School Board Chairman Broni Lambelet (Marshall) said she believes that this year's request, and the process leading up to the supervisors' vote on it, will proceed more smoothly than last year, when relations between the boards broke down.

"I'd be delighted if [the supervisors] said, 'Excellent. Here's the money,' " Lambelet said in an interview after the unanimous School Board vote Monday. "But we live in a real world with real dollars. Compromise is going to be necessary. It doesn't have to be a battle."

The budget request anticipates $17.1 million from the state. Of the total budget, about 76 percent would be spent on instruction, mostly for salaries. About 8 percent would be spent on debt service, 7 percent on operations, 5 percent on transportation and 2.3 percent on administration.

Spending would decrease--both in real dollars and as a percentage of the overall budget--in all categories except instruction.
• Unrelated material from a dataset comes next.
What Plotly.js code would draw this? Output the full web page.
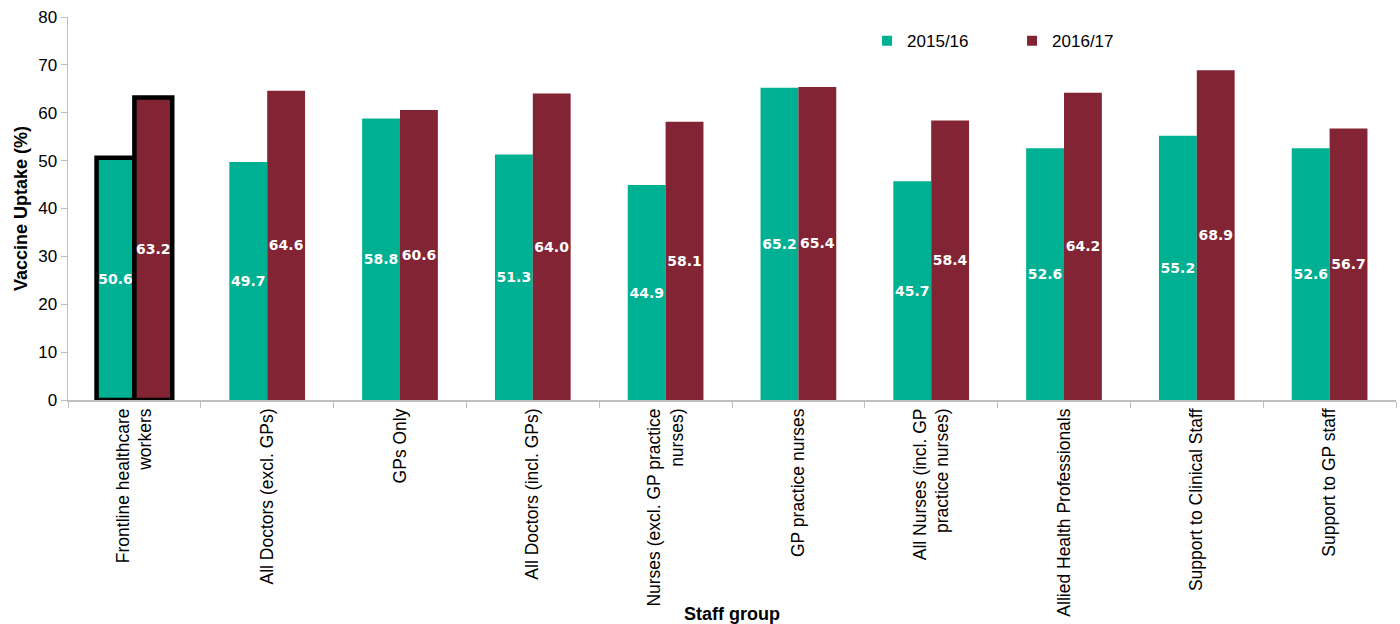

That led Ray Shupp, president of the Fauquier Education Association, to proclaim himself "delighted" with the vote.

Shupp served on the compensation task force that compared Fauquier with eight neighboring school districts and found that it ranked eighth and ninth in various salary categories. The task force also found that Fauquier had begun losing teachers to higher-paying places, such as Loudoun, that are scrambling to hire new teachers because of rapid population growth.

In related news, Del. Jay Katzen (R-Fauquier) said he learned this week that his efforts to restore money lost to local schools because of an administrative mistake were unsuccessful.

An undercount in the triennial school census taken over the summer means the schools will lose an estimated $1.1 million in sales tax revenue from the state over the next three years. The undercount occurred because private school students were not counted as they should have been.

Katzen said he had hoped that the Virginia Department of Education would accept new information correcting the omission. But, he said, state officials, citing precedent, said they could not accept census information outside of the spring and summer time frame when it is gathered.

CAPTION: "This budget has been scrubbed and scrubbed again," Superintendent Dallas M. Johnson said Monday of the $48.7 million request.